As bad as all of these incidents were, the most startling incident was the deadly explosion and fire which destroyed a neighborhood in San Bruno, California and killed four of its citizens. I spent a great deal of time following this disaster on the Internet and on the Fox News network. This was an unexpected incident which few places are prepared to handle and most never expect to occur.
It should be noted that there were a number of serious problems which firefighters were forced to face as they arrived on location. Thanks to a release form the Secret List, I knew early on that firefighters had lost the use of their municipal water supply system in the blast area. I later read where the first0due Fire Captain indicated that he had a whole neighborhood on fire. As one who had experienced this in the past, I truly felt his pain and frustration.
While studying the media coverage on this incident, I began to uncover bits and pieces of the operation which indicated to me that there was a system in place to handle large-scale incidents and that the system worked. This should be no secret to anyone who has followed the development of the California emergency operations system through the years.
While listening to the Lt. Governor of California describe the operations over the course of the emergency, I could see it all developing according to the tenets of a proper emergency management system. He spoke of local resources being deployed. These were then followed up by mutual aid from the region, and then a deployment of resources from the statewide system. He spoke of strike forces, water tenders and aerial tankers. As I watched TV I could see the various components of full-scale emergency response deployed around the area where the reporters were filing their stories.
Let me also suggest that the emergency management system which supports fire operations like this also functioned well. A local declaration of emergency was made early on in the operation. This was quickly followed by a state emergency declaration. A request was made to FEMA for assistance and it was quickly granted by Craig Fugate the FEMA Administrator and his agency. Here we see a successful response to a tragedy.
With regard to this week's spate of abnormally large and devastating incidents, let me suggest that in those cases where a solid emergency response system has been the developed the potential for better outcomes is enhanced. What we did in the old days consisted of a combination of talent, dedication, and love for the fire service. I sincerely believe that our fire service still has an appreciation for those seminal values.
We cannot let the politicians, the media, and the neighborhood naysayers hold sway in our communities. Whether it was then or whether it is now, we need to know how to perform our assigned tasks. We need to provide our communities with a solid assessment of what they can expect from us. We need not set lofty, unattainable goals to please the politicians.
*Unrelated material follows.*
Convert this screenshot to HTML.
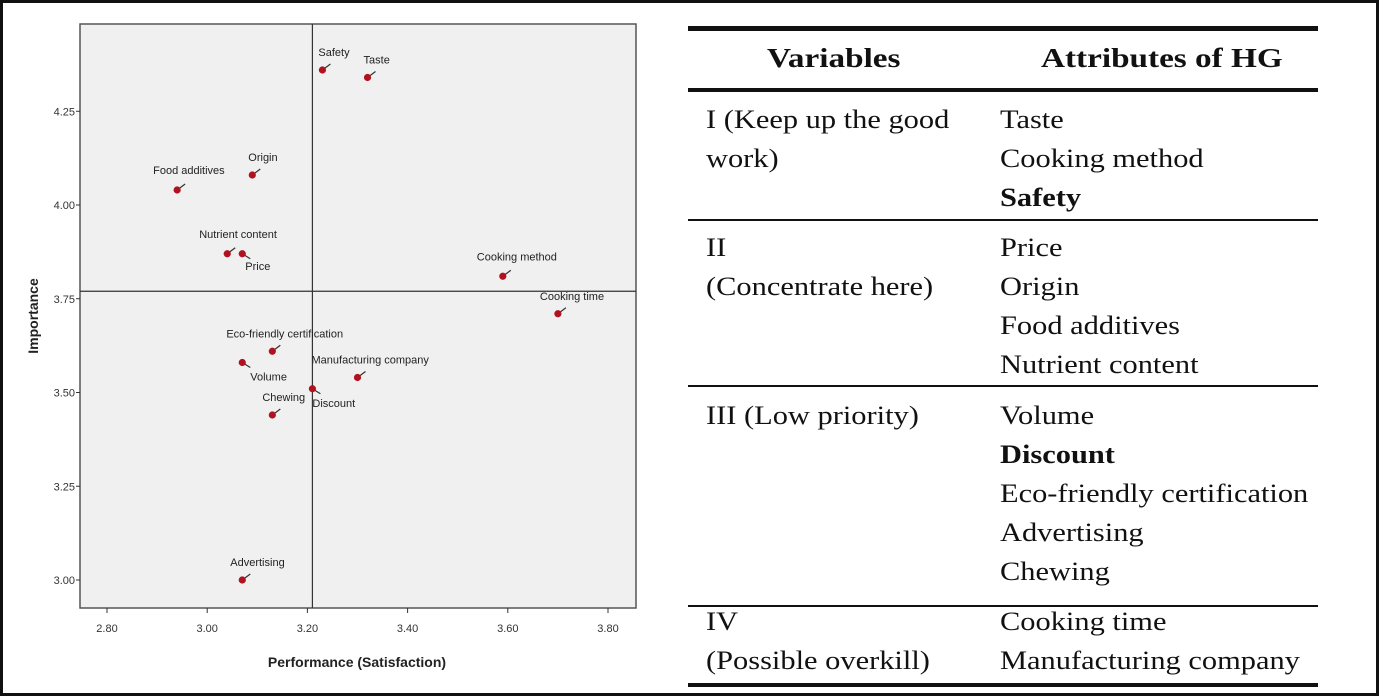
<!DOCTYPE html>
<html><head><meta charset="utf-8"><style>
body{margin:0;width:1379px;height:696px;background:#fff;overflow:hidden;position:relative;font-family:"Liberation Sans",sans-serif}
#frame{position:absolute;left:0;top:0;width:1373px;height:690px;border:3px solid #111}
#tbl{position:absolute;left:0;top:0;width:1379px;height:696px;font-family:"Liberation Serif",serif;font-size:26px;color:#111}
.t{position:absolute;white-space:nowrap;transform:scaleX(1.17);transform-origin:0 0}
.hd{transform:scaleX(1.23)}
.ln{position:absolute;left:688px;width:630px;background:#111}
</style></head><body>
<div id="frame"></div>
<svg id="chart" width="660" height="696" style="position:absolute;left:0;top:0" xmlns="http://www.w3.org/2000/svg"></svg>
<div id="tbl">
<div class="ln" style="top:26px;height:5px"></div>
<div class="t hd" style="left:767px;top:43px;font-weight:bold;font-size:27px">Variables</div>
<div class="t hd" style="left:1041px;top:43px;font-weight:bold;font-size:27px">Attributes of HG</div>
<div class="ln" style="top:88px;height:4px"></div>
<div class="t" style="left:706px;top:100px;line-height:39px">I (Keep up the good<br>work)</div>
<div class="t" style="left:1000px;top:100px;line-height:39px">Taste<br>Cooking method<br><b>Safety</b></div>
<div class="ln" style="top:219px;height:2px"></div>
<div class="t" style="left:706px;top:228px;line-height:39px">II<br>(Concentrate here)</div>
<div class="t" style="left:1000px;top:228px;line-height:39px">Price<br>Origin<br>Food additives<br>Nutrient content</div>
<div class="ln" style="top:385px;height:2px"></div>
<div class="t" style="left:706px;top:396px;line-height:39px">III (Low priority)</div>
<div class="t" style="left:1000px;top:396px;line-height:39px">Volume<br><b>Discount</b><br>Eco-friendly certification<br>Advertising<br>Chewing</div>
<div class="ln" style="top:605px;height:2px"></div>
<div class="t" style="left:706px;top:602px;line-height:39px">IV<br>(Possible overkill)</div>
<div class="t" style="left:1000px;top:602px;line-height:39px">Cooking time<br>Manufacturing company</div>
<div class="ln" style="top:683px;height:4px"></div>
</div>
<script>
const names=["Safety","Taste","Origin","Food additives","Nutrient content","Price","Cooking method","Cooking time","Eco-friendly certification","Volume","Manufacturing company","Discount","Chewing","Advertising"];
const perf=[3.23,3.32,3.09,2.94,3.04,3.07,3.59,3.70,3.13,3.07,3.30,3.21,3.13,3.07];
const imp=[4.36,4.34,4.08,4.04,3.87,3.87,3.81,3.71,3.61,3.58,3.54,3.51,3.44,3.00];
const xTicks=[2.8,3.0,3.2,3.4,3.6,3.8];
const xTickLabels=["2.80","3.00","3.20","3.40","3.60","3.80"];
const yTicks=[3.0,3.25,3.5,3.75,4.0,4.25];
const yTickLabels=["3.00","3.25","3.50","3.75","4.00","4.25"];
const meanPerf=3.21, meanImp=3.77;
const lab=[[-4,-14],[-4,-14],[-4,-14],[-24,-16],[-28,-16],[3,16],[-26,-16],[-18,-14],[-46,-14],[8,18],[-46,-14],[0,18],[-10,-14],[-12,-14]];
const X=v=>107+(v-2.8)*501;
const Y=v=>580-(v-3.0)*375;
const svg=document.getElementById('chart');
const NS="http://www.w3.org/2000/svg";
function mk(t,a,txt){const e=document.createElementNS(NS,t);for(const k in a)e.setAttribute(k,a[k]);if(txt!=null)e.textContent=txt;svg.appendChild(e);return e;}
let r=mk('rect',{x:80,y:24,width:556,height:584,fill:'#f0f0f0',stroke:'#555','stroke-width':1.5});


xTicks.forEach((v,i)=>{
 let l=mk('line',{x1:X(v),x2:X(v),y1:608,y2:613,stroke:'#333'});
 
 
 let t=mk('text',{x:X(v),y:632,'text-anchor':'middle','font-size':11,fill:'#333'},xTickLabels[i]);
 
 
});
yTicks.forEach((v,i)=>{
 let l=mk('line',{x1:76,x2:80,y1:Y(v),y2:Y(v),stroke:'#333'});
 
 
 let t=mk('text',{x:75,y:Y(v)+4,'text-anchor':'end','font-size':11,fill:'#333'},yTickLabels[i]);
 
 
});
let h=mk('line',{x1:80,x2:636,y1:Y(meanImp),y2:Y(meanImp),stroke:'#333','stroke-width':1.2});


let v=mk('line',{x1:X(meanPerf),x2:X(meanPerf),y1:24,y2:608,stroke:'#333','stroke-width':1.2});


names.forEach((n,i)=>{
 const px=X(perf[i]),py=Y(imp[i]);
 const [dx,dy]=lab[i];
 let ld=mk('line',{x1:px,y1:py,x2:px+8,y2:py+(dy<0?-6:5),stroke:'#333','stroke-width':1.2});
 
 
 let c=mk('circle',{cx:px,cy:py,r:3.6,fill:'#b0121f'});
 
 
 let t=mk('text',{x:px+dx,y:py+dy,'font-size':11,fill:'#222','text-anchor':'start'},n);
 
 
});
let xt=mk('text',{x:357,y:667,'text-anchor':'middle','font-size':14,'font-weight':'bold',fill:'#222'},'Performance (Satisfaction)');


let yt=mk('text',{x:0,y:0,'text-anchor':'middle','font-size':14,'font-weight':'bold',fill:'#222',transform:'translate(38,316) rotate(-90)'},'Importance');


</script>
</body></html>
We need to show up and do our jobs. That is what my buddies and I did in Newark decades ago. That is what the folks in Detroit, New York, Colorado, and California did last week. That is what I hope you and your buddies will do tomorrow when the pager sounds or the bells ring. Then as now we stand between our communities and destruction, and we will endeavor to the best we can with the resources we have. It has always been that way. I hope it stays that way.